Agli inizi degli anni '80, la Gran Bretagna, sprofondata nella crisi economica a causa di una recessione che pareva senza soluzione, e scossa civilmente da intolleranze razziali sempre più difficili da gestire e dalle conseguenze sempre più violente, sembra offrire ai cittadini, come unico svago e opportunità di distrazione, la magia del cinema.
Nella cittadina marittima di Margate, nell'anno di trionfo del film di Hugh Hudson, pluripremiato agli Oscar, Momenti di gloria, il cinema Empire vanta una delle sale più grandi e prestigiose del paese, anche se la struttura, che in realtà conta quattro sale, si è da tempo dovuta ridimensionare a sole due.

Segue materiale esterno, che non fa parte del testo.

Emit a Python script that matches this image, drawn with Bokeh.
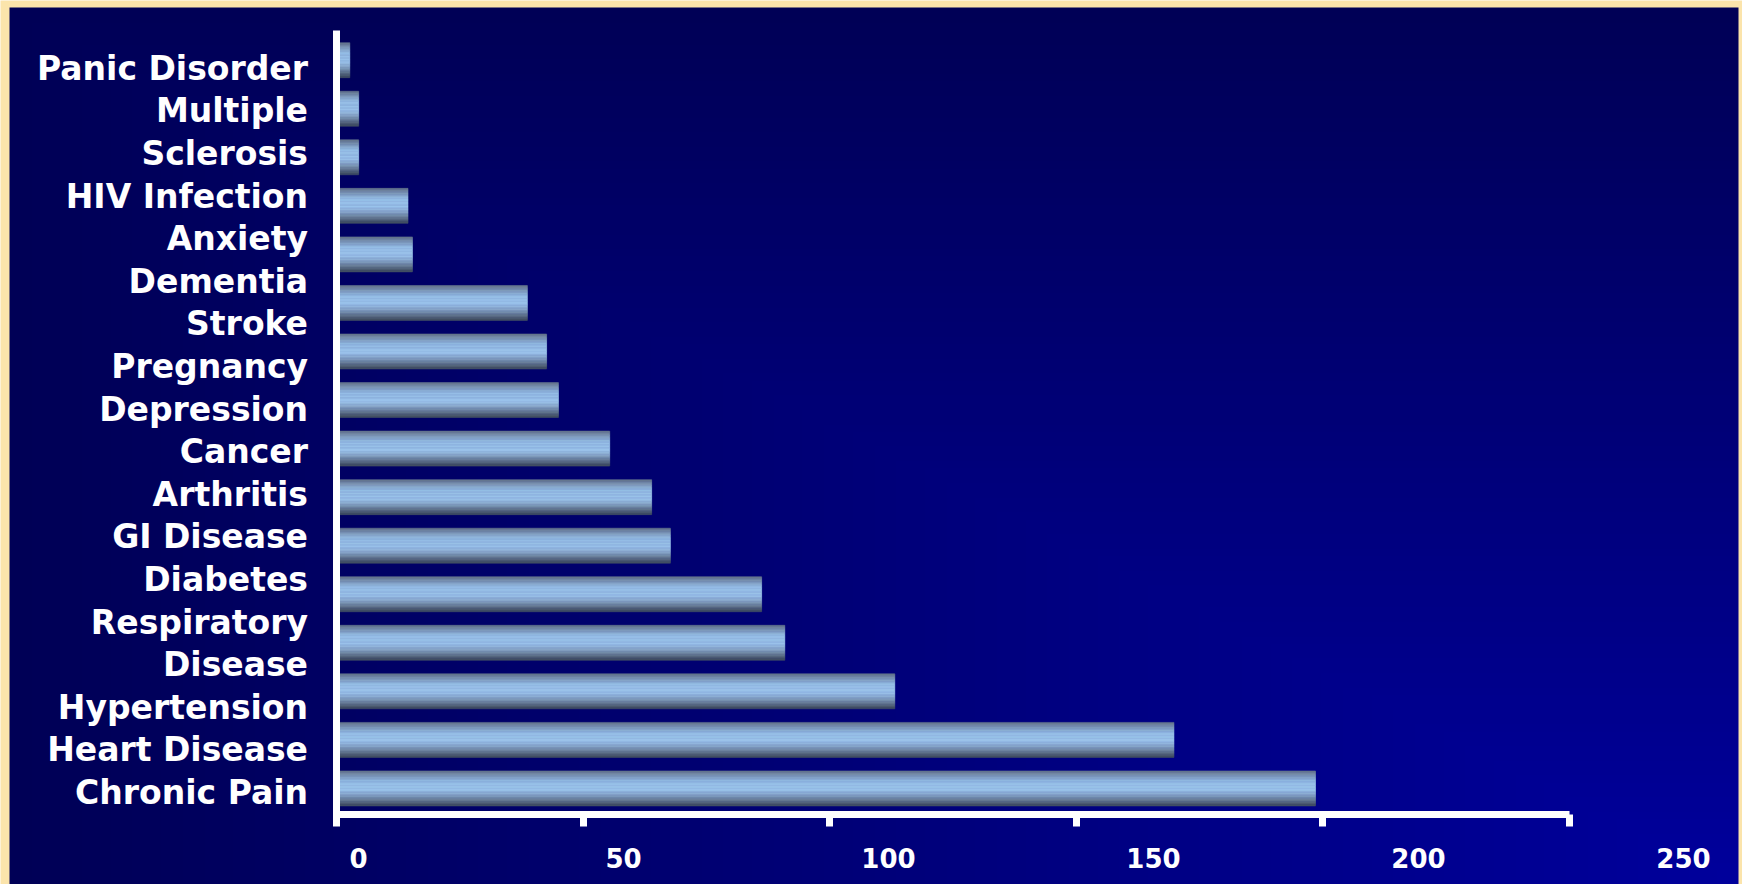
import numpy as np
from bokeh.plotting import figure
from bokeh.models import ColumnDataSource, Range1d, LinearAxis, FixedTicker
from bokeh.transform import dodge
from bokeh.core.properties import value
from bokeh.embed import file_html
from bokeh.resources import INLINE

# ---------------- data ----------------
categories = ["Panic Disorder", "Multiple Sclerosis", "HIV Infection", "Anxiety",
              "Dementia", "Stroke", "Pregnancy", "Depression", "Cancer", "Arthritis",
              "GI Disease", "Diabetes", "Respiratory Disease", "Hypertension",
              "Heart Disease", "Chronic Pain"]
values = [2.7, 4.5, 4.5, 14.5, 15.4, 38.7, 42.6, 45.0, 55.4, 63.9,
          67.7, 86.2, 90.9, 113.2, 169.8, 198.5]
label_lines = ["Panic Disorder", "Multiple", "Sclerosis", "HIV Infection", "Anxiety",
               "Dementia", "Stroke", "Pregnancy", "Depression", "Cancer", "Arthritis",
               "GI Disease", "Diabetes", "Respiratory", "Disease", "Hypertension",
               "Heart Disease", "Chronic Pain"]
tick_values = [0, 50, 100, 150, 200, 250]

# ---------------- layout (pixels on the canvas) ----------------
W, H = 1742, 884
X0_PX = 336.0          # canvas x of value 0
PX_PER_UNIT = 4.932    # pixels per value unit
ROW0_PX = 59.7         # canvas y of the first bar centre
ROW_PX = 48.55         # bar pitch
LINE0_PX = 67.8        # first label line centre
LINE_PX = 42.6         # label line pitch
TL0_PX = 358.0         # canvas x of tick label "0"
TL_PX_PER_UNIT = 5.30  # tick label spacing per value unit
LABEL_RIGHT_PX = 307.5
AXIS_Y_PX = 813.5
YAXIS_TOP_PX = 30.0
YAXIS_BOT_PX = 825.0
PANEL = (9, 7, 1738, 884)   # dark slide panel: left, top, right, bottom
BAR_H = 0.72

def x_of(px):
    return (px - X0_PX) / PX_PER_UNIT

def y_of(px):
    return (px - ROW0_PX) / ROW_PX

p = figure(width=W, height=H,
           x_range=Range1d(x_of(0), x_of(W)),
           y_range=Range1d(y_of(H), y_of(0)),
           output_backend="svg", toolbar_location=None,
           x_axis_location=None, y_axis_location=None,
           min_border=0, outline_line_color=None,
           background_fill_color="#fbe4ab", border_fill_color="#fbe4ab")
p.xgrid.grid_line_color = None
p.ygrid.grid_line_color = None

p.extra_x_ranges = {"bg": Range1d(0, W),
                    "ticklab": Range1d(-TL0_PX / TL_PX_PER_UNIT, (W - TL0_PX) / TL_PX_PER_UNIT)}
p.extra_y_ranges = {"bg": Range1d(0, H),
                    "lines": Range1d((H - LINE0_PX) / LINE_PX, -LINE0_PX / LINE_PX)}

# ---------------- background gradient (brightening towards bottom-right corner) ----------------
R, C = 120, 240
u = (np.arange(C) + 0.5) / C
v = (np.arange(R) + 0.5) / R          # row 0 = bottom
f = 1.0 - np.maximum(1.0 - u[None, :], v[:, None])
img = np.zeros((R, C), dtype=np.uint32)
view = img.view(dtype=np.uint8).reshape((R, C, 4))
view[..., 0] = 0
view[..., 1] = 0
view[..., 2] = (86 + 70 * f).astype(np.uint8)
view[..., 3] = 255
pl, pt, pr, pb = PANEL
p.image_rgba(image=[img], x=pl, y=H - pb, dw=pr - pl, dh=pb - pt,
             x_range_name="bg", y_range_name="bg")

# ---------------- bars with cylinder shading ----------------
stops_t = [0.0, 0.12, 0.3, 0.55, 0.7, 0.85, 1.0]
stops_c = [(96, 112, 134), (122, 147, 178), (150, 190, 230), (156, 196, 236),
           (135, 165, 200), (100, 120, 145), (60, 72, 92)]
source = ColumnDataSource(dict(y=list(range(len(categories))), right=values, cat=categories))
K = 24
for k in range(K):
    t = (k + 0.5) / K
    col = tuple(int(round(np.interp(t, stops_t, [c[i] for c in stops_c]))) for i in range(3))
    off = -BAR_H / 2 + (k + 0.5) * BAR_H / K
    hx = "#%02x%02x%02x" % col
    p.hbar(y=dodge("y", off), left=0, right="right", height=BAR_H / K,
           fill_color=hx, line_color=hx, line_width=0.6, source=source)

# ---------------- category labels ----------------
lab_src = ColumnDataSource(dict(j=list(range(len(label_lines))), t=label_lines))
p.text(x=x_of(LABEL_RIGHT_PX), y="j", text="t", source=lab_src, y_range_name="lines",
       text_align="right", text_baseline="middle", text_color="white",
       text_font=value("DejaVu Sans"), text_font_style="bold", text_font_size="33px")

# ---------------- axes ----------------
xaxis = LinearAxis(fixed_location=y_of(AXIS_Y_PX), bounds=(0, 250),
                   ticker=FixedTicker(ticks=tick_values),
                   axis_line_color="white", axis_line_width=7,
                   major_tick_line_color="white", major_tick_line_width=7,
                   major_tick_out=12, major_tick_in=0, minor_tick_line_color=None,
                   major_label_overrides={t: "" for t in tick_values})
p.add_layout(xaxis, "below")

xlab = LinearAxis(x_range_name="ticklab", fixed_location=y_of(AXIS_Y_PX),
                  ticker=FixedTicker(ticks=tick_values),
                  axis_line_color=None, major_tick_line_color=None, minor_tick_line_color=None,
                  major_tick_out=0, major_tick_in=0, major_label_standoff=34,
                  major_label_text_color="white", major_label_text_font="DejaVu Sans",
                  major_label_text_font_style="bold", major_label_text_font_size="26px")
p.add_layout(xlab, "below")

yaxis = LinearAxis(fixed_location=0, bounds=(y_of(YAXIS_TOP_PX), y_of(YAXIS_BOT_PX)),
                   ticker=FixedTicker(ticks=[]),
                   axis_line_color="white", axis_line_width=7,
                   major_tick_line_color=None, minor_tick_line_color=None)
p.add_layout(yaxis, "left")

open("out.html", "w").write(file_html(p, INLINE))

All'interno dello staff che manda avanti la struttura, conosciamo Hilary, una segretaria cinquantenne molto affabile e coscienziosa, che di fatto dirige tutta l'organizzazione.
O almeno così faceva, prima di sprofondare in un esaurimento da cui è riuscita solo a stento a riprendersi, e che l'ha costretta a ridimensionare le sue mansioni.
Tutte tranne quella di costituire da valvola di sfogo per le pulsioni sessuali del suo capo, l'azzimato Mr. Ellis, direttore della struttura, che la utilizza come proprio strumento di piacere nei dopo-lavoro in cui l'uomo la invita a fermarsi per prestazioni straordinarie.
L'assunzione nel cinema del giovane di colore Stephen, permette a Hilary di intrecciare una storia d'amicizia sincera, che poi si trasforma in una passione destinata a diventare una focosa e corrisposta storia d'amore, impossibile quando condivisa con la massima partecipazione da entrambi.
Ma la cattiveria dell'essenza umana è pronta a farsi valere anche e soprattutto nei confronti di quella ben poco tradizionale coppia clandestina.
Dopo l'emozionante 1917, il bravo Sam Mendes torna con un melodramma completamente intriso degli umori che animavano la propria gioventù di adolescente, per firmare una sorta di trattato d'amore sul cinema che potrebbe, almeno in linea di massima, ricordare l'afflato di un capostipite come Nuovo Cinema paradiso.
Certo il film si poggia in gran parte sulla figura tormentata e contraddittoria della incontrastata protagonista, per la quale Mendes ha la lungimiranza di scegliere come interprete la solita grandiosa Olivia Colman, che non è certo una sorpresa ritrovarla come sensazionale e determinante.
Ma anche il giovane Micheal Ward ha la faccia giusta ed in corretto approccio per risultare convincente, così come impeccabili appaiono le performance di contorno di attori di razza come Colin Firth e Toby Jones.
Quello che appare meno convincente è l'operazione celebrativa in sé in generale, che comunica un certo sentore di artefatto e di agiografico, al pari di quanto succedeva per il sin troppo lodato e celebrato Belfast di Kenneth Branagh.